I got my internal prejudices slapped again, just to remind me they are there. (Between the authors in this list, I’ve taken a bit of a beating in my reading this year!) When she hadn’t told her partner yet about being born male, I thought, Won’t he be upset/grossed out/feel betrayed? Will he even stay with her once she tells him? This seemed a natural reaction on my part – I didn’t give it a second thought till I was curled up in bed later that night.
Why on God’s green earth should he be “grossed out”? What part of “she’s a woman” didn’t I get? If he were to have that kind of a reaction, that says more about him than about her. (Sure says something about me!) I was wrong to think of her as aberrant in some nebulous way, when she – like the young adults in the refugee camp, the women trying to walk around unmolested and enjoy the world, like Roxane Gay, like the writers hounded by alcohol – just wanted to live her life, give her best, be herself. She had weathered the crap thrown at her and she deserved to be treated and seen as a whole, normal, person, no more right or wrong or aberrant or natural than anyone else.
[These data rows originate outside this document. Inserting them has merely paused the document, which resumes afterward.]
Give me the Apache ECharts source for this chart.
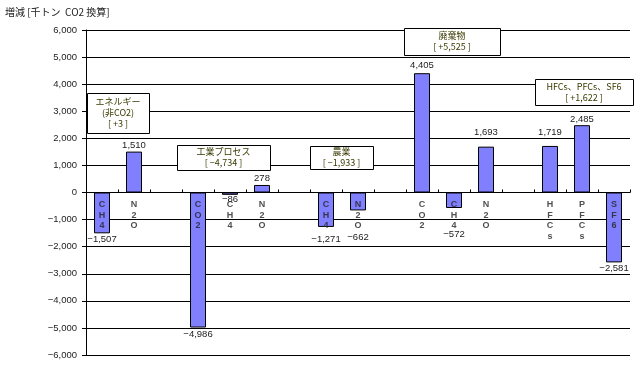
<!DOCTYPE html>
<html>
<head>
<meta charset="utf-8">
<script src="https://cdn.jsdelivr.net/npm/echarts@6/dist/echarts.min.js"></script>
<style>
html,body{margin:0;padding:0;background:#fff;}
#chart{width:643px;height:371px;}
</style>
</head>
<body>
<div id="chart"></div>
<script>
// ---- data ----
const categories = ['C\nH\n4','N\n2\nO','', 'C\nO\n2','C\nH\n4','N\n2\nO','', 'C\nH\n4','N\n2\nO','', 'C\nO\n2','C\nH\n4','N\n2\nO','', 'H\nF\nC\ns','P\nF\nC\ns','S\nF\n6'];
const values = [-1507, 1510, null, -4986, -86, 278, null, -1271, -662, null, 4405, -572, 1693, null, 1719, 2485, -2581];
const yTicks = [-6000,-5000,-4000,-3000,-2000,-1000,0,1000,2000,3000,4000,5000,6000];
const titleText = '増減 [千トン  CO2 換算]';
const boxTexts = [
  'エネルギー\n(非CO2)\n[ +3 ]',
  '工業プロセス\n[ −4,734 ]',
  '農業\n[ −1,933 ]',
  '廃棄物\n[ +5,525 ]',
  'HFCs、PFCs、SF6\n[ +1,622 ]'
];
// ---- layout (styling only) ----
const boxRects = [
  [87, 93, 62, 40],
  [177, 145, 93, 25],
  [310, 146, 63, 23],
  [404, 28, 96, 27],
  [535, 79, 98, 26]
];
// value-label gap from bar end, per category slot (the source moved some labels by hand)
const labelGap = [1, 1, 0, 2, 0, 2, 0, 8, 22, 0, 3, 22, 10, 0, 9, 1, 1];

function fmt(v){
  const s = Math.abs(v).toString().replace(/\B(?=(\d{3})+(?!\d))/g, ',');
  return v < 0 ? '−' + s : s;
}

const chart = echarts.init(document.getElementById('chart'));
const FONT = '"Liberation Sans", "Noto Sans CJK JP", sans-serif';
const CJK = '"Noto Sans CJK JP", "Liberation Sans", sans-serif';

const graphics = [{
  type: 'text', left: 5, top: 7, z: 10,
  style: { text: titleText, fill: '#222', font: '10px ' + CJK }
}];
boxRects.forEach((r, i) => {
  graphics.push({
    type: 'rect', z: 20,
    shape: { x: r[0] + 0.5, y: r[1] + 0.5, width: r[2], height: r[3] },
    style: { fill: '#fff', stroke: '#000', lineWidth: 1 }
  });
  graphics.push({
    type: 'text', z: 21,
    x: r[0] + r[2] / 2, y: r[1] + r[3] / 2,
    style: {
      text: boxTexts[i], fill: '#3a3a00', font: '9px ' + CJK,
      align: 'center', verticalAlign: 'middle', lineHeight: 11
    }
  });
});

chart.setOption({
  animation: false,
  backgroundColor: '#fff',
  grid: { left: 86, right: 13, top: 30, bottom: 16, containLabel: false, outerBoundsMode: 'none' },
  xAxis: {
    type: 'category',
    data: categories,
    axisLine: { onZero: true, lineStyle: { color: '#000', width: 1 } },
    axisTick: { show: true, inside: true, length: 3, lineStyle: { color: '#000' } },
    axisLabel: { show: false },
    splitLine: { show: false }
  },
  yAxis: {
    type: 'value',
    min: yTicks[0], max: yTicks[yTicks.length - 1], interval: 1000,
    axisLine: { show: true, lineStyle: { color: '#000', width: 1 } },
    axisTick: { show: true, length: 4, lineStyle: { color: '#000' } },
    axisLabel: { formatter: fmt, fontSize: 9.5, color: '#222', margin: 9, fontFamily: FONT },
    splitLine: { show: true, lineStyle: { color: '#000', width: 1 } }
  },
  series: [{
    type: 'bar',
    barWidth: 16,
    data: values.map((v, i) => v === null ? null : {
      value: v,
      label: { position: v >= 0 ? 'top' : 'bottom', distance: labelGap[i] }
    }),
    itemStyle: { color: '#8080ff', borderColor: '#000', borderWidth: 1 },
    label: {
      show: true, fontSize: 9.5, color: '#222', fontFamily: FONT,
      formatter: p => fmt(p.value)
    },
    z: 2
  }, {
    // category names written vertically just under the zero line
    type: 'scatter',
    symbolSize: 0,
    silent: true,
    data: categories.map((c, i) => [i, 0]),
    label: {
      show: true, position: 'bottom', distance: 7,
      fontSize: 9, fontWeight: 'bold', lineHeight: 10.5, color: '#222', fontFamily: FONT,
      align: 'center', verticalAlign: 'top',
      formatter: p => categories[p.dataIndex]
    },
    z: 5
  }],
  graphic: graphics
});
</script>
</body>
</html>
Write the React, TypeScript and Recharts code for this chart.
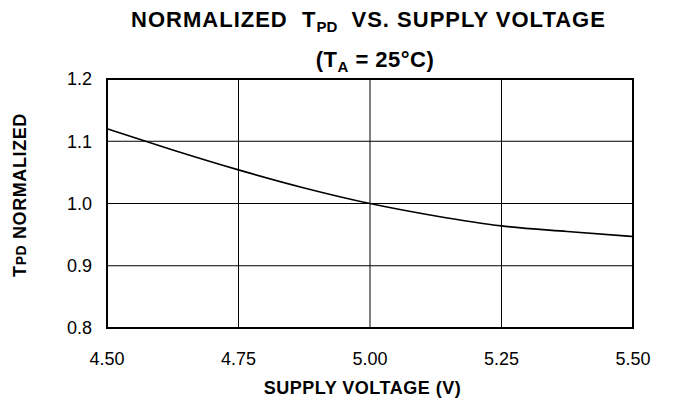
import { LineChart, Line, XAxis, YAxis, CartesianGrid, ReferenceArea } from "recharts";

const voltage = [4.5, 4.625, 4.75, 4.875, 5.0, 5.125, 5.25, 5.375, 5.5];
const tpdNormalized = [1.12, 1.086, 1.054, 1.025, 1.0, 0.98, 0.964, 0.955, 0.947];
const xTicks = [4.5, 4.75, 5.0, 5.25, 5.5];
const yTicks = [0.8, 0.9, 1.0, 1.1, 1.2];

const data = voltage.map((v, i) => ({ v, tpd: tpdNormalized[i] }));

const FONT = "'Liberation Sans', Arial, Helvetica, sans-serif";

export default function App() {
  return (
    <div style={{ position: "absolute", left: 0, top: 0, width: 673, height: 402, background: "#fff", fontFamily: FONT }}>
      <div
        style={{
          position: "absolute",
          left: 0,
          width: 737,
          top: 7,
          textAlign: "center",
          fontSize: 22,
          fontWeight: "bold",
          letterSpacing: 1,
          lineHeight: "26px",
          whiteSpace: "nowrap",
        }}
      >
        NORMALIZED&nbsp; T<sub style={{ fontSize: 15, verticalAlign: -5, letterSpacing: 0 }}>PD</sub>&nbsp; VS. SUPPLY VOLTAGE
      </div>
      <div
        style={{
          position: "absolute",
          left: 0,
          width: 750,
          top: 47,
          textAlign: "center",
          fontSize: 22,
          fontWeight: "bold",
          letterSpacing: 0.5,
          lineHeight: "26px",
          whiteSpace: "nowrap",
        }}
      >
        (T<sub style={{ fontSize: 15, verticalAlign: -5 }}>A</sub> = 25°C)
      </div>
      <LineChart width={673} height={402} data={data} margin={{ top: 79, right: 40, bottom: 44, left: 47 }}>
        <CartesianGrid stroke="#000" strokeWidth={1} />
        <XAxis
          dataKey="v"
          type="number"
          domain={[4.5, 5.5]}
          ticks={xTicks}
          tickFormatter={(t: number) => t.toFixed(2)}
          tickLine={false}
          axisLine={false}
          tickSize={0}
          tickMargin={24}
          height={30}
          tick={{ fill: "#000", fontSize: 18, fontFamily: FONT }}
          interval={0}
        />
        <YAxis
          type="number"
          domain={[0.8, 1.2]}
          ticks={yTicks}
          tickFormatter={(t: number) => t.toFixed(1)}
          tickLine={false}
          axisLine={false}
          tickSize={0}
          tickMargin={15}
          tick={{ fill: "#000", fontSize: 18, fontFamily: FONT }}
          width={60}
          interval={0}
        />
        <ReferenceArea x1={4.5} x2={5.5} y1={0.8} y2={1.2} fill="none" stroke="#000" strokeWidth={2} />
        <Line
          type="monotone"
          dataKey="tpd"
          stroke="#000"
          strokeWidth={1.6}
          dot={false}
          isAnimationActive={false}
        />
      </LineChart>
      <div
        style={{
          position: "absolute",
          left: 0,
          width: 725,
          top: 377,
          textAlign: "center",
          fontSize: 18,
          fontWeight: "bold",
          letterSpacing: 0.5,
          whiteSpace: "nowrap",
          lineHeight: "22px",
        }}
      >
        SUPPLY VOLTAGE (V)
      </div>
      <div
        style={{
          position: "absolute",
          left: 20,
          top: 195,
          transform: "translate(-50%, -50%) rotate(-90deg)",
          fontSize: 18,
          fontWeight: "bold",
          letterSpacing: 0.6,
          whiteSpace: "nowrap",
          lineHeight: "20px",
        }}
      >
        T<span style={{ fontSize: 14 }}>PD</span> NORMALIZED
      </div>
    </div>
  );
}
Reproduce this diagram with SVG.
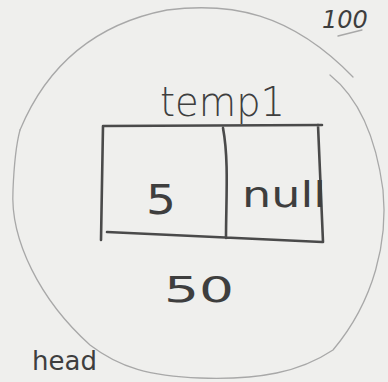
<svg xmlns="http://www.w3.org/2000/svg" width="388" height="382" viewBox="0 0 388 382">
<style>
.pencil{fill:none;stroke:#4a4a4a;stroke-width:2.6;stroke-linecap:round;stroke-linejoin:round}
.faint{fill:none;stroke:#a8a8a8;stroke-width:1.3;stroke-linecap:round}
.hand{font-family:"DejaVu Sans","Liberation Sans",sans-serif;fill:#3e3e3e}
</style>
<rect width="388" height="382" fill="#efefed"/>
<g id="memory-circle">
<path class="faint" d="M20,130 C45,70 90,25 167,10 C230,2 290,12 353,77"/>
<path class="faint" d="M330,75 C355,95 375,130 383,190 C388,240 375,300 333,350 C300,372 260,380 200,378 C150,376 120,368 90,345 C40,300 10,240 13,190 C14,165 16,145 20,130"/>
</g>
<g id="label-100">
<text class="hand" x="322" y="28" font-size="24" font-style="italic" fill="#666">100</text>
<path class="faint" d="M338,36 L362,30" stroke="#8a8a8a"/>
</g>
<g id="label-temp1">
<text class="hand" x="160" y="116" font-size="40" font-weight="300" textLength="125" lengthAdjust="spacingAndGlyphs">temp1</text>
</g>
<g id="node">
<path class="pencil" d="M103,126 L322,125 M103,126 L101,240 M107,232 L322,242 M318,125 L323,242 M223,128 C229,160 226,200 226,238"/>
<text class="hand" x="146" y="214" font-size="40" textLength="30" lengthAdjust="spacingAndGlyphs">5</text>
<text class="hand" x="242" y="207" font-size="36" textLength="84" lengthAdjust="spacingAndGlyphs">null</text>
</g>
<g id="label-50">
<text class="hand" x="164" y="302" font-size="36" textLength="70" lengthAdjust="spacingAndGlyphs">50</text>
</g>
<g id="label-head">
<text class="hand" x="32" y="370" font-size="26">head</text>
</g>
</svg>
Rollicking good reads. I wrote dozens of book reports in elementary school but this first attempt at book reviews to share has been eye-opening – it’s a lot harder to summarize and comment on others’ work than I realized. I hope someone gets inspired to read one or another of these: clearly there’s more to it than soaking up some new knowledge. Anyone who wants to have a virtual book club meeting on any of these books – count me in!